As the Husband, Yudhiṣṭhira’s identity is uniquely shared; he is one of five husbands to Draupadī, a role that requires constant negotiation and restraint to maintain fraternal harmony. This role causes him significant trouble when his failure as a King, i.e., losing himself at dice, rendered him powerless to fulfill his primary duty as a husband: the protection of his wife from public humiliation. The guilt of this failure, and the searing reproaches Draupadī, his brothers, and his mother fling at him during their exile, remain a source of internal torment throughout the epic.

The Man within Yudhiṣṭhira is characterized by a "mild" nature that yearns for quiescence and renunciation rather than the violence of kingship. As a Man, he suffers from a very human addiction to gambling and a deep-seated despondency that threatens to paralyze his ability to lead. This private self is often at odds with his brothers and wife, who view his desire for a peaceful forest life as a "feeble" evasion of his warrior calling.

Occasionally, a fourth identity takes over: his divine essence as the partial incarnation of the god Dharma. This identity is that of Dharmaraja, a "witness" that perceives the ultimate reality beyond the senses. It is this persona that is tested by the Yaksha at the lake in the forest and that ultimately permits him to enter heaven in his physical body. However, this divine standard is a double-edged sword; when he utters a single human lie regarding Ashvatthama, it is his divine status that is visibly compromised, causing his chariot—once hovering in the air—to touch the defiled earth.

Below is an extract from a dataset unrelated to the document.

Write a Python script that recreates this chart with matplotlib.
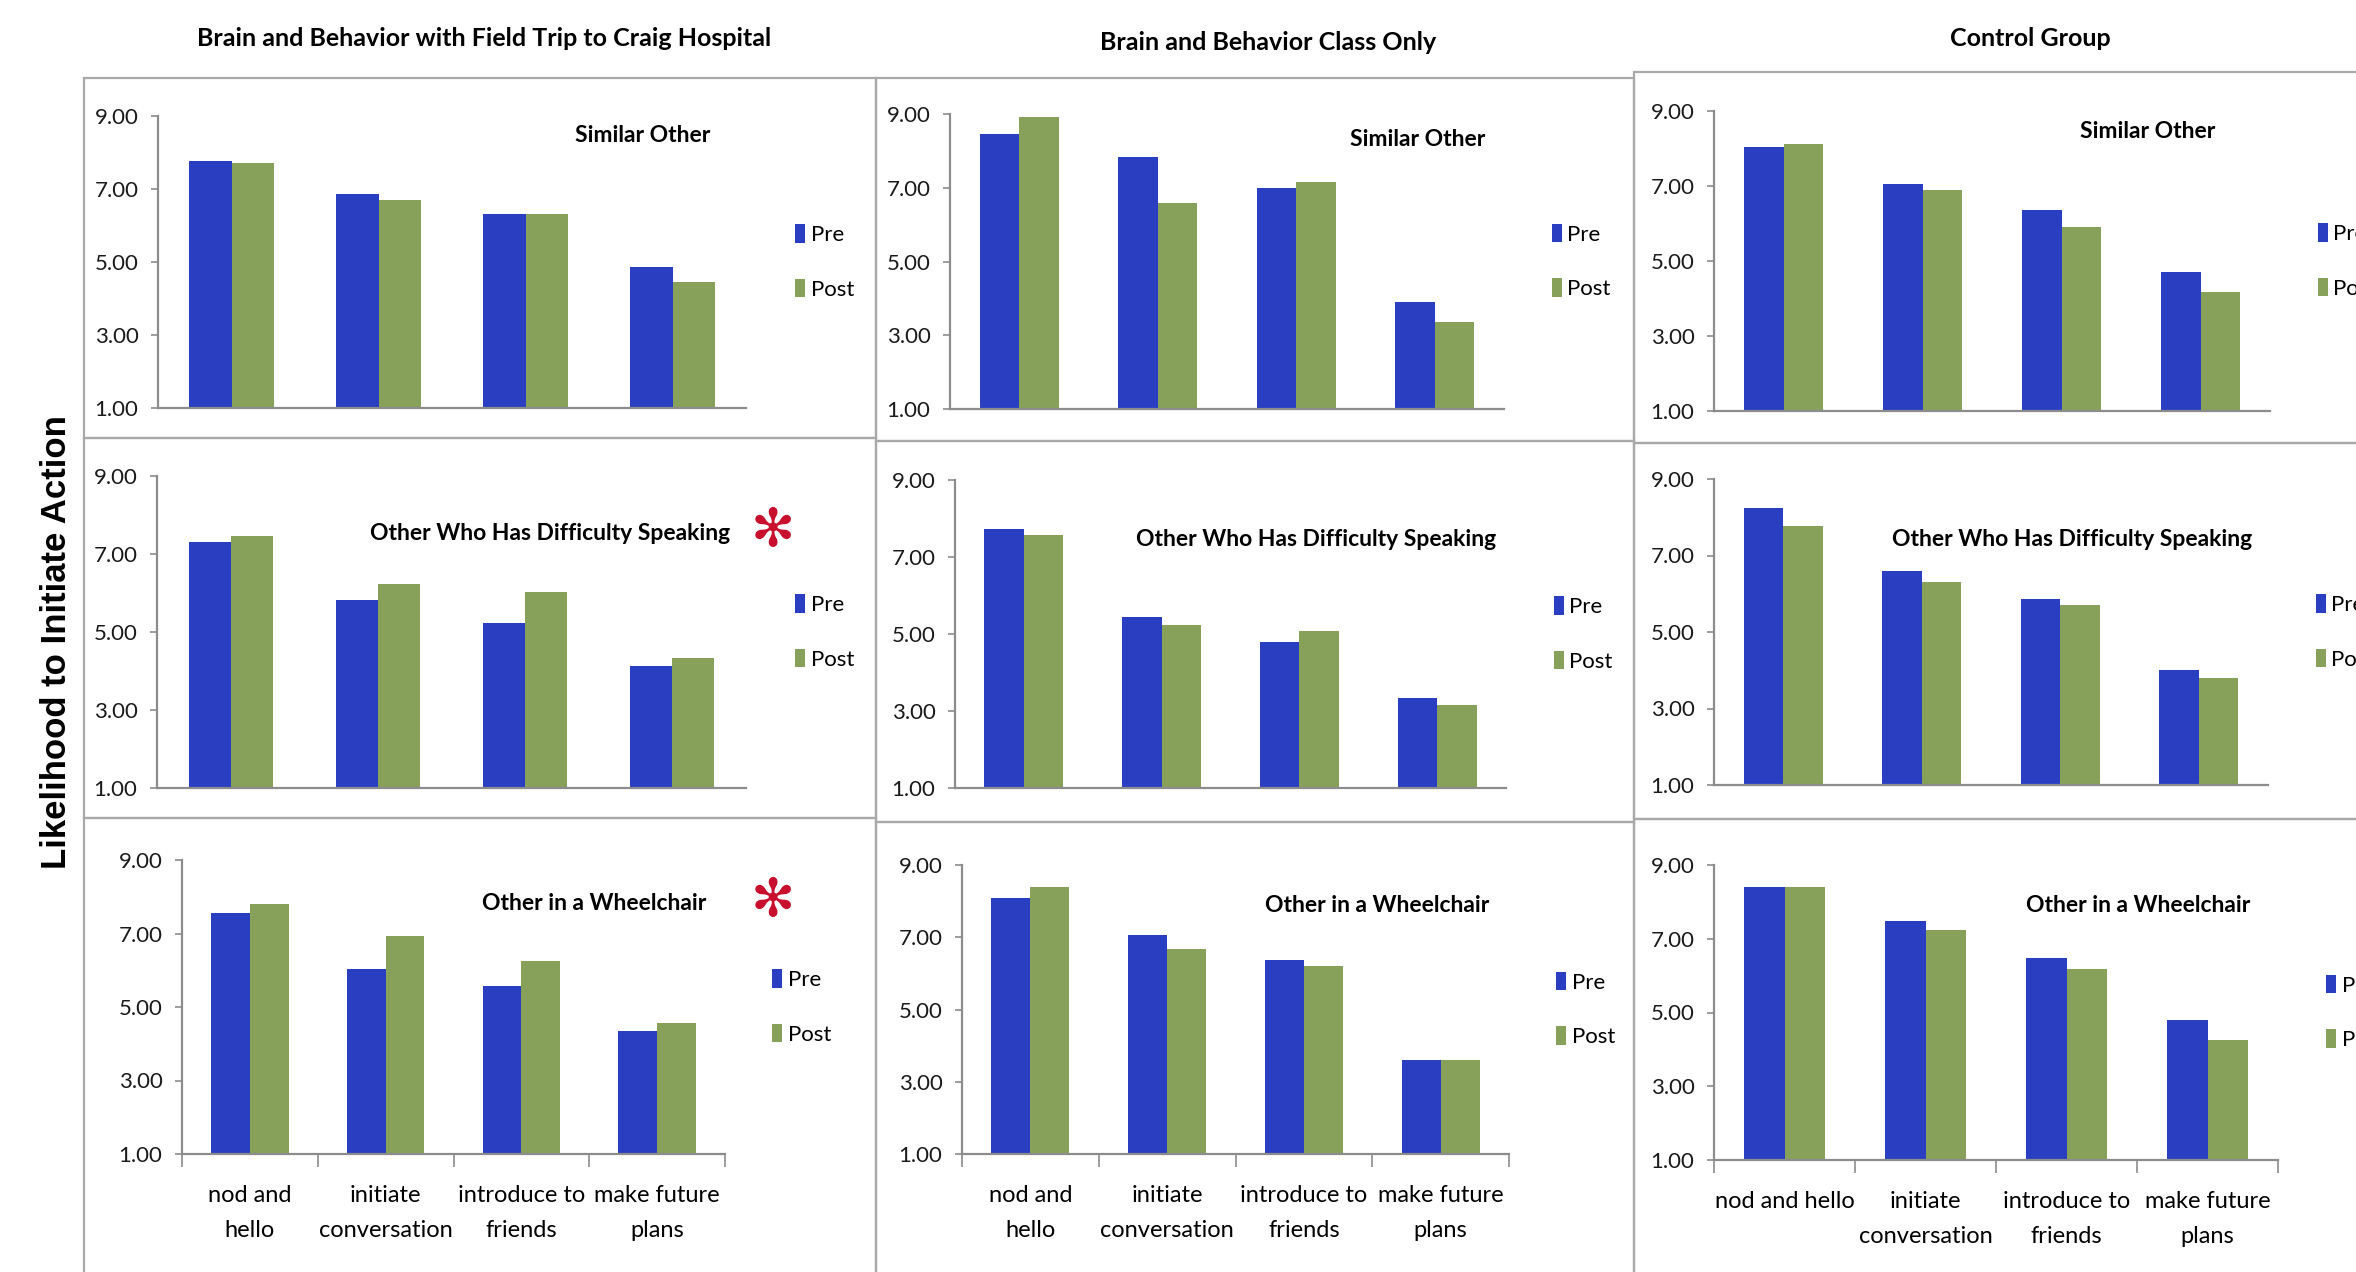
import numpy as np
import matplotlib.pyplot as plt
from matplotlib.patches import Rectangle

# column groups and rows (target person)
groups = ["Brain and Behavior with Field Trip to Craig Hospital",
          "Brain and Behavior Class Only",
          "Control Group"]
targets = ["Similar Other", "Other Who Has Difficulty Speaking", "Other in a Wheelchair"]
actions = ["nod and\nhello", "initiate\nconversation", "introduce to\nfriends", "make future\nplans"]
actions_control = ["nod and hello", "initiate\nconversation", "introduce to\nfriends", "make future\nplans"]
series = ["Pre", "Post"]
yticks = [1, 3, 5, 7, 9]

# one row per target, one value per action
field_trip_pre = [[7.78, 6.85, 6.32, 4.85],
                  [7.31, 5.81, 5.23, 4.14],
                  [7.56, 6.03, 5.58, 4.34]]
field_trip_post = [[7.70, 6.70, 6.32, 4.45],
                   [7.46, 6.23, 6.02, 4.34],
                   [7.79, 6.93, 6.26, 4.57]]
class_pre = [[8.46, 7.84, 6.98, 3.91],
             [7.73, 5.45, 4.80, 3.33],
             [8.09, 7.06, 6.36, 3.61]]
class_post = [[8.91, 6.60, 7.15, 3.37],
              [7.57, 5.24, 5.08, 3.16],
              [8.40, 6.67, 6.20, 3.61]]
control_pre = [[8.04, 7.06, 6.36, 4.70],
               [8.24, 6.60, 5.86, 4.01],
               [8.39, 7.48, 6.49, 4.80]]
control_post = [[8.11, 6.90, 5.92, 4.18],
                [7.78, 6.30, 5.71, 3.79],
                [8.39, 7.24, 6.17, 4.25]]

# which panels got a significance star (row, col)
starred = [(1, 0), (2, 0)]

pre_all = [field_trip_pre, class_pre, control_pre]
post_all = [field_trip_post, class_post, control_post]

BLUE = "#2a3ec2"
GREEN = "#88a15a"
BORDER = "#a9a9a9"
AXIS = "#8c8c8c"

plt.rcParams['font.family'] = ['Lato', 'DejaVu Sans']

W, H = 2356, 1272
fig = plt.figure(figsize=(W / 100, H / 100), dpi=100)


def fx(x):
    return x / W


def fy(y):
    return 1 - y / H


# panel frames, pixel boxes (left, top, right, bottom)
frames = [
    [(84, 78, 876, 438), (84, 438, 876, 818), (84, 818, 876, 1290)],
    [(876, 78, 1634, 441), (876, 441, 1634, 822), (876, 822, 1634, 1290)],
    [(1634, 72, 2380, 443), (1634, 443, 2380, 819), (1634, 819, 2380, 1290)],
]
# plot areas inside frames
boxes = [
    [(158, 116, 746, 408), (157, 476, 746, 788), (182, 860, 725, 1154)],
    [(950, 114, 1504, 409), (955, 480, 1506, 788), (962, 865, 1509, 1154)],
    [(1714, 111, 2270, 411), (1714, 479, 2268, 785), (1714, 865, 2278, 1160)],
]
# centre of the small title in each panel
sub_pos = [
    [(643, 136), (550, 533), (594, 903)],
    [(1418, 140), (1316, 540), (1377, 906)],
    [(2148, 131), (2072, 539), (2138, 906)],
]
title_pos = [(484, 39), (1268, 42), (2030, 39)]

for c in range(3):
    for r in range(3):
        x0, y0, x1, y1 = frames[c][r]
        fig.patches.append(Rectangle((fx(x0), fy(y1)), fx(x1 - x0), (y1 - y0) / H,
                                     transform=fig.transFigure, fill=False,
                                     edgecolor=BORDER, linewidth=1.6, zorder=0))

bw = 0.286
x = np.arange(len(actions))

for c in range(3):
    fig.text(fx(title_pos[c][0]), fy(title_pos[c][1]), groups[c], ha='center', va='center',
             fontsize=18, fontweight='bold')
    for r in range(3):
        left, top, right, bottom = boxes[c][r]
        ax = fig.add_axes([fx(left), fy(bottom), fx(right - left), (bottom - top) / H])
        b1 = ax.bar(x - bw / 2, pre_all[c][r], bw, bottom=0, color=BLUE, label=series[0])
        b2 = ax.bar(x + bw / 2, post_all[c][r], bw, bottom=0, color=GREEN, label=series[1])
        ax.set_xlim(-0.5, 3.5)
        ax.set_ylim(1, 9)
        ax.set_yticks(yticks)
        ax.set_yticklabels(["%.2f" % t for t in yticks])
        for s in ['top', 'right']:
            ax.spines[s].set_visible(False)
        for s in ['left', 'bottom']:
            ax.spines[s].set_color(AXIS)
            ax.spines[s].set_linewidth(1.6)
        ax.tick_params(axis='y', direction='out', length=5, width=1.2, color=AXIS,
                       labelsize=16, pad=9, labelcolor='#1a1a1a')
        if r == 2:
            ax.set_xticks(x)
            ax.set_xticklabels(actions_control if c == 2 else actions, fontsize=17,
                               linespacing=1.85)
            ax.set_xticks(np.arange(-0.5, 4, 1), minor=True)
            ax.tick_params(axis='x', which='major', length=0, pad=22)
            ax.tick_params(axis='x', which='minor', direction='out', length=9,
                           width=1.2, color=AXIS)
        else:
            ax.set_xticks([])
        ax.legend(handles=[b1, b2], loc='center left', bbox_to_anchor=(1.05, 0.5),
                  frameon=False, fontsize=16, handlelength=0.45, handleheight=0.9,
                  handletextpad=0.25, labelspacing=1.5)
        sx, sy = sub_pos[c][r]
        fig.text(fx(sx), fy(sy), targets[r], ha='center', va='center', fontsize=16.5,
                 fontweight='bold')
        if (r, c) in starred:
            fig.text(fx(773), fy(sy - 2), "\u273b", ha='center', va='center',
                     fontsize=38, color='#c8102e', family='DejaVu Sans')

fig.text(fx(57), fy(642), "Likelihood to Initiate Action", rotation=90, ha='center',
         va='center', fontsize=25, fontweight='bold', family='Liberation Sans')

fig.savefig("out.png", dpi=100)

Yudhiṣṭhira is a metaphor for the human condition, representing the internal struggle to balance professional obligations, family ties, and private longings. Like us, he is caught in a "moral maze," where the pursuit of one identity often necessitates the betrayal of another. We all carry that quiet, internal moral compass that usually stands in silent, painful judgment of the compromises our other selves make in the world.